Rabbi Yoel Kahn, 91, OBM

Rabbi Yoel Kahn – or, “Reb Yoel” as he was known – was born in the Soviet Union, on 16 Shevat, 5690 (1930) to Reb Refoel Nachman and Rivkah Kahan.

Reb Yoel served as the senior “chozer,” erstwhile transcriber, of the Rebbe’s talks. The task of transforming the Rebbe’s voluminous verbal addresses into hundreds of volumes of published scholarship was led by Reb Yoel.

At the time of the Rebbe’s inaugural address in the winter of 1951, he was a Yeshiva student recently arrived from Israel. That discourse turned out to be the first of many thousands of addresses that the young scholar would go on to transcribe.

His encyclopedic knowledge of Torah and Chasidic philosophy was a product of his photographic memory, as well as his absolute devotion to absorbing the Rebbe’s teachings.

After the Rebbe’s farbrengens, public addresses, on Shabbos and Jewish holidays — when the use of recording technology is disallowed by Jewish law — Reb Yoel would lead the team who reconstructed the Rebbe’s every word verbatim for printed publication.

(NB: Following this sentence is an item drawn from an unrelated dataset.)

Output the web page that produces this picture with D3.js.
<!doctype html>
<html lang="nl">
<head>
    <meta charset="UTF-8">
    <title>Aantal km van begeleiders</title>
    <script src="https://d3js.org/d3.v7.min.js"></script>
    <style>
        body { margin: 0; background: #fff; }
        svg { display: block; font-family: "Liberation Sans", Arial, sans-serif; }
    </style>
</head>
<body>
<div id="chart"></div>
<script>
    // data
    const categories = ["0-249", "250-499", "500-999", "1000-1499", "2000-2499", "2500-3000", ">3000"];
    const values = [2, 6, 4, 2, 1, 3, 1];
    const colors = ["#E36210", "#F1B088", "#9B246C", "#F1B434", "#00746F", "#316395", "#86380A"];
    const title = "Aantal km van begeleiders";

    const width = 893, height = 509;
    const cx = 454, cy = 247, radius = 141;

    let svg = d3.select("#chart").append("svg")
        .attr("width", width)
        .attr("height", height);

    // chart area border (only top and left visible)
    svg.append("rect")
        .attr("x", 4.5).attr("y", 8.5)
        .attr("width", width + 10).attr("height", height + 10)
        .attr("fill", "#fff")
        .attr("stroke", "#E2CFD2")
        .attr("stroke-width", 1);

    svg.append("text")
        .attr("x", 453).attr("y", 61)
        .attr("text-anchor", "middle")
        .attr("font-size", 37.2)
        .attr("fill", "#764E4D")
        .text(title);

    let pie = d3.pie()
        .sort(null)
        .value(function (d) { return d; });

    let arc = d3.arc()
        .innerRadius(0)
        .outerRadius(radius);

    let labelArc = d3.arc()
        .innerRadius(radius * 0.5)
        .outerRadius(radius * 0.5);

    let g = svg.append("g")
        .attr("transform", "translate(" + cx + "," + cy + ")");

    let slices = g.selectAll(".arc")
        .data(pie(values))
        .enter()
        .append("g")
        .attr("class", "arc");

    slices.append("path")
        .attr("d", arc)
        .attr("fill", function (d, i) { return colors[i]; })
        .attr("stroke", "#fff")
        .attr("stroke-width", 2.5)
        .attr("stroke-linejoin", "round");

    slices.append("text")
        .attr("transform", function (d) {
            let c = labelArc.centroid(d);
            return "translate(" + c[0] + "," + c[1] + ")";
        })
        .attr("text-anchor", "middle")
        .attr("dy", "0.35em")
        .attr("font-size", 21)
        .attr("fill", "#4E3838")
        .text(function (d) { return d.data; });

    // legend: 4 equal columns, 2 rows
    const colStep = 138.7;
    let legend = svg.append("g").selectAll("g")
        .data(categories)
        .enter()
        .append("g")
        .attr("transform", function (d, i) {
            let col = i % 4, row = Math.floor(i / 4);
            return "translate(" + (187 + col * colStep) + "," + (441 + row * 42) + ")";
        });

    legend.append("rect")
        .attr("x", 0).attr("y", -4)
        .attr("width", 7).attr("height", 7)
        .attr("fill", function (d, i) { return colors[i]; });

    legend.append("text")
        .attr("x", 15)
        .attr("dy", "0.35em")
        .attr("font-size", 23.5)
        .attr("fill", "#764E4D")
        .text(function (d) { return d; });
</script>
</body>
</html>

Of sound mind until his last breath, he spent his final years as he had every day of his adult life — entirely devoted to publishing and sharing the wellsprings of Chasidut.

Perhaps the highest praise was offered by the Rebbe himself, who once compared Reb Yoel to Eliezer, servant of the Patriarch Abraham, whose made it his mission “to dole out and serve his Rebbe’s teachings for others to drink from.”